On one level this is because of trivial reasons such as the fact that anything Apple does fascinates everyone (it is after all the most powerful technology company on the planet) and because the small minority of uber posting Apple phobes love this sort of stuff (any seemingly bad news about Apple or its products, no matter how trivial, helps fend off the despair).

But this story has seemingly touched a deeper nerve and led to a flurry of much debate about the much bigger issue of locational and end user data storage and surveillance in general. So Google and Apple will be called to testify and various inquiries will begin. And the deliciously irony in all this is that the company with the most to lose and the most to be embarrassed about is of course Google as it's whole business model is foundered on watching and recording what people do on the internet and where they do it. For Apple collecting end user data is a trivial part of their business (that may be changing - see below) but for Google it's absolutely their bread and butter. So the Apple location scandal, partially whipped up by Apple phobes, may well come back to bite Google.

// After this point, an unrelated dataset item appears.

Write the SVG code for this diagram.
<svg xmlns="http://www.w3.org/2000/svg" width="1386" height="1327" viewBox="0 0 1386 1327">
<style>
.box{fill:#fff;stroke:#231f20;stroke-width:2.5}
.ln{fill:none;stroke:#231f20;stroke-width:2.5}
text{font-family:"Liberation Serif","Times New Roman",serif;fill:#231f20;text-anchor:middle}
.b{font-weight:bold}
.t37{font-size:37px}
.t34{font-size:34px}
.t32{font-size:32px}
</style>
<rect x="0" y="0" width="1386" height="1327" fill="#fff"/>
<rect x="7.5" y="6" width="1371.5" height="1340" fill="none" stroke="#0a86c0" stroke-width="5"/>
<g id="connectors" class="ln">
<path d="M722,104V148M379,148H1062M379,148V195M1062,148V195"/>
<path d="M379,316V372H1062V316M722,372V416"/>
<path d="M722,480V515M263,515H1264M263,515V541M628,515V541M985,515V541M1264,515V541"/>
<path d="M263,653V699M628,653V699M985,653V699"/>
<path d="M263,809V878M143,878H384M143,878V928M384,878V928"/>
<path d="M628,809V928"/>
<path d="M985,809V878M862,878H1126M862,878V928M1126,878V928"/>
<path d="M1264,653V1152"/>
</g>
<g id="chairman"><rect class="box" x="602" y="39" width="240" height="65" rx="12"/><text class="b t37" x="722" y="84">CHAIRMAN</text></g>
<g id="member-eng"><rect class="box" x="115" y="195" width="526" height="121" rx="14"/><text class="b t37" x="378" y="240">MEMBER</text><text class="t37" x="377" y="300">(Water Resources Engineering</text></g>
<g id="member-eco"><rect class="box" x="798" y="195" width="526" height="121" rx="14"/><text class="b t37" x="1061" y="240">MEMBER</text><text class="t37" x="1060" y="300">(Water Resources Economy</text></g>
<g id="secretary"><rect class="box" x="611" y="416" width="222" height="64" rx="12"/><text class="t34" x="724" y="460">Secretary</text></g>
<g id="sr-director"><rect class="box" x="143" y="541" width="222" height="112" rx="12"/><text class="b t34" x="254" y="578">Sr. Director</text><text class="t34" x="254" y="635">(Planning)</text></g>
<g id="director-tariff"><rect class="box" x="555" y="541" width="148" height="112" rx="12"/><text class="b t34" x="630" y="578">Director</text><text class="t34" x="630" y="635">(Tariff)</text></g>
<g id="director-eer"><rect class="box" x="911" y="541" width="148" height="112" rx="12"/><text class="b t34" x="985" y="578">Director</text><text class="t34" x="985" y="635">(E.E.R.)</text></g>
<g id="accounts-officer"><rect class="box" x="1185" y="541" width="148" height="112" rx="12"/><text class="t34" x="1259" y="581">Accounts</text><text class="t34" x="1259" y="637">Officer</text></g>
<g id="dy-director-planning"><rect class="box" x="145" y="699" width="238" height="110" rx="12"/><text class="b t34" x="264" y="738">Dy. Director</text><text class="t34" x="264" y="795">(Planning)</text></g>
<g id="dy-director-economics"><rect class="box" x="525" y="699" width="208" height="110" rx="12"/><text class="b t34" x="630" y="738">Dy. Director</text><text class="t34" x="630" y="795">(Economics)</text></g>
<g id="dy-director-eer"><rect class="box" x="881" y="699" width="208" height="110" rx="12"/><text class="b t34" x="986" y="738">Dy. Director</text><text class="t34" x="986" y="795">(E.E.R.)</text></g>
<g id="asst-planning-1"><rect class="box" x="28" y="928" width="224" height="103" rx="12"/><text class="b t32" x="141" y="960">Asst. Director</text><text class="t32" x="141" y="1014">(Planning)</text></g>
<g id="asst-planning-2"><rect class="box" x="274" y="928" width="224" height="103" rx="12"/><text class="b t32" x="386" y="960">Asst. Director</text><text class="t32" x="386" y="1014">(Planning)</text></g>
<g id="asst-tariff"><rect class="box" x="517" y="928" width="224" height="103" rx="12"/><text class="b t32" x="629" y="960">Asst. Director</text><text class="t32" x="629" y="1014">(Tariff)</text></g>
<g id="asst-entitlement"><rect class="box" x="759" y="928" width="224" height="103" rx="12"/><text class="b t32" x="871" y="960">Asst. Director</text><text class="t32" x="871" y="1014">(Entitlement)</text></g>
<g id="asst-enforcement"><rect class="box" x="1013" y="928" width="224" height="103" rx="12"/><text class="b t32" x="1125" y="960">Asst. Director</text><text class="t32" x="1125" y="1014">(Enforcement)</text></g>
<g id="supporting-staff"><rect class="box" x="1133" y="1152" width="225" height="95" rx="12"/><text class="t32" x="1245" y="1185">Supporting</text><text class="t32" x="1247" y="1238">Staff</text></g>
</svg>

Talk about the law of unintended consequences ;)

If there is a wider clamp down or greater control of end user date data collection it may after all impact Apple's plans. My assumption has long been that when the time is right, when Apple had integrated the work of Siri following it's purchase and when it had its Death Star data centre humming along, that Apple would enact its revenge for Google's betrayal (WTF was Eric doing sitting on Apple's board all that time taking notes!). I think we may see this in iOS5 later this summer.